Para mí los abrazos fueron importantísimos. Fuera del aspecto científico que tiene un abrazo, como que ayuda a relajar el sistema nervioso simpático y a decrecer el ritmo metabólico (OIGA QUE YO ME INFORMO), el contacto humano siempre mola y nos hace sentir menos marcianos.

La llegas a querer como a un hijo feo.

En mi caso la medicación fue fundamental para la recuperación y la terapia me ayudó a entender que así como hay gente con asma o gente estreñida, a mí me tocó vivir con depresión: que esta es una enfermedad que altera la manera en la que pienso, reacciono y me relaciono y que no debo tenerle miedo a las recaídas ni a sentirme vulnerable. Vivir con depresión me ha enseñado muchísimo: a rodearme de la gente correcta, a racionalizar y desmenuzar las emociones, a despertarme todas las mañanas con la determinación de hacer de este un día de puta madre y a escribir bonito, porque vivo con los sentimientos muy a flor de piel todo el tiempo.
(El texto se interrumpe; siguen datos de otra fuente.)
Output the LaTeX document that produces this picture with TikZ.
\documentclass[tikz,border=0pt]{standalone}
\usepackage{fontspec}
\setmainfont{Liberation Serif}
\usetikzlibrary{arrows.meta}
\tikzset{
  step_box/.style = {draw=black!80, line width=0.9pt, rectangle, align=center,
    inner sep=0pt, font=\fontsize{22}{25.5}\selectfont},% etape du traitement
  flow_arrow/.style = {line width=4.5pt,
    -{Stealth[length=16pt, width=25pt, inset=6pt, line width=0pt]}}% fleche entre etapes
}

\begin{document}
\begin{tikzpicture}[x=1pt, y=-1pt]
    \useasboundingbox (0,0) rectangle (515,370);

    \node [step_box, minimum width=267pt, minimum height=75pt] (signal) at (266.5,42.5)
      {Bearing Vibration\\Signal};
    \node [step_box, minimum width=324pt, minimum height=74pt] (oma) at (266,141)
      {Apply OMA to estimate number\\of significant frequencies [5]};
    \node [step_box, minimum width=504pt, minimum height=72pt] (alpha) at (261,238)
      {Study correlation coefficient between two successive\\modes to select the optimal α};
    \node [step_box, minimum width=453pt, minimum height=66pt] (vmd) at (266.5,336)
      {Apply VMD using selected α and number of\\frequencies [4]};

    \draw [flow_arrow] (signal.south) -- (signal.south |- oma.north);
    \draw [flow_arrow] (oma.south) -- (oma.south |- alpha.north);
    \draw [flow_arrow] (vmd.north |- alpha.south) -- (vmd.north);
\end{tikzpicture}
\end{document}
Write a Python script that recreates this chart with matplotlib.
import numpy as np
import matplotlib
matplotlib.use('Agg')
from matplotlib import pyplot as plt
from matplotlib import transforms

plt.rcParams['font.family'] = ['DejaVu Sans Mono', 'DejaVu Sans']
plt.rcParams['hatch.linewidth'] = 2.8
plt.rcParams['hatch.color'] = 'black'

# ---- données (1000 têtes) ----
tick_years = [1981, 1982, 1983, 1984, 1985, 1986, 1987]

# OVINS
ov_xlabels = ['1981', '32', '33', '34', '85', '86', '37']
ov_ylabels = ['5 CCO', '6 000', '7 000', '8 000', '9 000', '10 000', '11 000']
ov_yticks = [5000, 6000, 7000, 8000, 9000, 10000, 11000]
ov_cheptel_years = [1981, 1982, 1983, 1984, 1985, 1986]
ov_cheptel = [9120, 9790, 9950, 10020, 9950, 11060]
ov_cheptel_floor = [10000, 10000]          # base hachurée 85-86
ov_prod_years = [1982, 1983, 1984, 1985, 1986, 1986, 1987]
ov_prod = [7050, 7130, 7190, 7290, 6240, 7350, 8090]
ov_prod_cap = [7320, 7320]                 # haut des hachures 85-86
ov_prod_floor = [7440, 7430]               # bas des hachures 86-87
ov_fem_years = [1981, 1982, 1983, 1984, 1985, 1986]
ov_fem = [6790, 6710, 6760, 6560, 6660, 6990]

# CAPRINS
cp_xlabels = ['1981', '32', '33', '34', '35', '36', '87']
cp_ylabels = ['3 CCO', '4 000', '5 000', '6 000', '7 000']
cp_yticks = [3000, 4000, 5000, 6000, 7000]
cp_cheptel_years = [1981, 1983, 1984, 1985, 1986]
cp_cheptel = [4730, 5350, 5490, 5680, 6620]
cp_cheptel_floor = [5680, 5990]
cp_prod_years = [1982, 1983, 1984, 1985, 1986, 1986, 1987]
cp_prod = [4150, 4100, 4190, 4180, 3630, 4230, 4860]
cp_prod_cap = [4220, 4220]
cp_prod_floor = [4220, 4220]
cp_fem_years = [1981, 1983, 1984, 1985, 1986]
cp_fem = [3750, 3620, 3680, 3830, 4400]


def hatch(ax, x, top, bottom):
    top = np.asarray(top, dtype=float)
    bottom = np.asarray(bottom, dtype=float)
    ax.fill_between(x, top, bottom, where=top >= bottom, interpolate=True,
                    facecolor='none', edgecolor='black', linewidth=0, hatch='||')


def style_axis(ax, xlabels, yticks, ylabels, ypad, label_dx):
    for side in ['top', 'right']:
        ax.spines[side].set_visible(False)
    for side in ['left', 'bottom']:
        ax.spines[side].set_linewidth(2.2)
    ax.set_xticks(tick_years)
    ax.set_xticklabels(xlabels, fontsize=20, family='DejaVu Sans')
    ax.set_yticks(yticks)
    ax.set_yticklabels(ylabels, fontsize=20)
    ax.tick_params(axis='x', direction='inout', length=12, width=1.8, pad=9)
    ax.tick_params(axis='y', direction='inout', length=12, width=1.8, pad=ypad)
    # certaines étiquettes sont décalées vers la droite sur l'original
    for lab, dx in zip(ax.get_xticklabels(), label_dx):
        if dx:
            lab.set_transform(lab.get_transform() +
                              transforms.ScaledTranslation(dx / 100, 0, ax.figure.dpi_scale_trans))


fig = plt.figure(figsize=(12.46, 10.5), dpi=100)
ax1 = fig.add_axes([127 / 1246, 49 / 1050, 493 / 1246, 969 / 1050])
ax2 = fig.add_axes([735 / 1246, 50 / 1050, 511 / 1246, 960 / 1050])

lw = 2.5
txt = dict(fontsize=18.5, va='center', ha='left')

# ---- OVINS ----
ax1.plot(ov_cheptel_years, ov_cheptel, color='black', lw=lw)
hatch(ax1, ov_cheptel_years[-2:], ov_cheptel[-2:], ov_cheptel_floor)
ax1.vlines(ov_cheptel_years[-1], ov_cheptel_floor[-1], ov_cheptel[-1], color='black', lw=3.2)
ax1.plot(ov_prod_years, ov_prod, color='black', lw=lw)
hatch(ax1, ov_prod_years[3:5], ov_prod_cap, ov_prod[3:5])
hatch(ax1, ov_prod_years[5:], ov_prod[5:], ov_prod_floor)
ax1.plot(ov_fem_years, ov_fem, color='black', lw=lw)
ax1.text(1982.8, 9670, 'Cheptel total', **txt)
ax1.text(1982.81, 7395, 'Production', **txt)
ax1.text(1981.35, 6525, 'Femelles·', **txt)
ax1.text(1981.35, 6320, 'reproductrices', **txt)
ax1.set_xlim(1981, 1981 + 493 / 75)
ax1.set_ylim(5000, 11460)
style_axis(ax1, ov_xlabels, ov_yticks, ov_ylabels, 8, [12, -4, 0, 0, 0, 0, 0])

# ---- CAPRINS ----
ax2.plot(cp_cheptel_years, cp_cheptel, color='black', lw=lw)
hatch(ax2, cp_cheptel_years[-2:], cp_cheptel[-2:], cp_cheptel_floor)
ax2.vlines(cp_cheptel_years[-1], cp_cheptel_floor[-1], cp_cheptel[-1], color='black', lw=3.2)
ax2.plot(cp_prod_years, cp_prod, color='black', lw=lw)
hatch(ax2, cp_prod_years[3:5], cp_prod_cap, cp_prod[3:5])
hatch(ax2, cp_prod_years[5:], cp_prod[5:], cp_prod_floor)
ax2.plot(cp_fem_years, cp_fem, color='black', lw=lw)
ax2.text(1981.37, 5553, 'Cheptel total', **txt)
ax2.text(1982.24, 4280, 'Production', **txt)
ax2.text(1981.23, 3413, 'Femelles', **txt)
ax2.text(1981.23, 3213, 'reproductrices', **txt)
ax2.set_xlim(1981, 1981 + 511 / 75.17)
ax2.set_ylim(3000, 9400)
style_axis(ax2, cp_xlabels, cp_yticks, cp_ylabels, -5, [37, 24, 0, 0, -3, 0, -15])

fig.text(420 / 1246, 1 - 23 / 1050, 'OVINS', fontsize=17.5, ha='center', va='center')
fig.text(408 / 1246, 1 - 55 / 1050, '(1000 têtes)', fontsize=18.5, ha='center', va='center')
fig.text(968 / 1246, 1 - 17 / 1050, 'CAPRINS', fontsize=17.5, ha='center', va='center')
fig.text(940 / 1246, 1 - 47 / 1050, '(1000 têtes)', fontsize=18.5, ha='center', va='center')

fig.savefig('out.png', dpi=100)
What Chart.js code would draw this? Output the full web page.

Cormac McCarthy dijo que “Las cicatrices tienen el extraño poder de recordarnos que nuestro pasado es real” y no le falta razón: tengo cicatrices que antes de 2004 no existían y hay días en que esas heriditas interiores pican más que otros. A día de hoy hacer trámites me supera, un grano significa que me voy a morir, pienso todo el tiempo que la he cagado y amo los spoilers porque sólo así puedo ver pelis en paz. Encontrar el orden perfecto (para lo que sea) puede tomar toda mi energía, me desenvuelvo fatal en grupos grandes de extraños, se me dan pésimo los enfrentamientos y la rutina, lejos de aburrirme, me alivia y reconforta. No soy más una persona de mañanas (a veces ni de tardes) y el humor ha sido siempre mi mejor salvoconducto. He tenido dos recaídas considerables (he aprendido ya a perdonármelas) y he superado muertes, rupturas, despidos y cuernos como cualquier hija de vecina. Aún no he sido capaz de ver completa «Escuela de Rock» después de casi 12 años, pero me he reconciliado ya conmigo misma pues he sido capaz de hacer muchísimas cosas más.

Si te sientes como en una canción de Alex Ubago, pide ayuda. Nadie debe sentirse nunca así.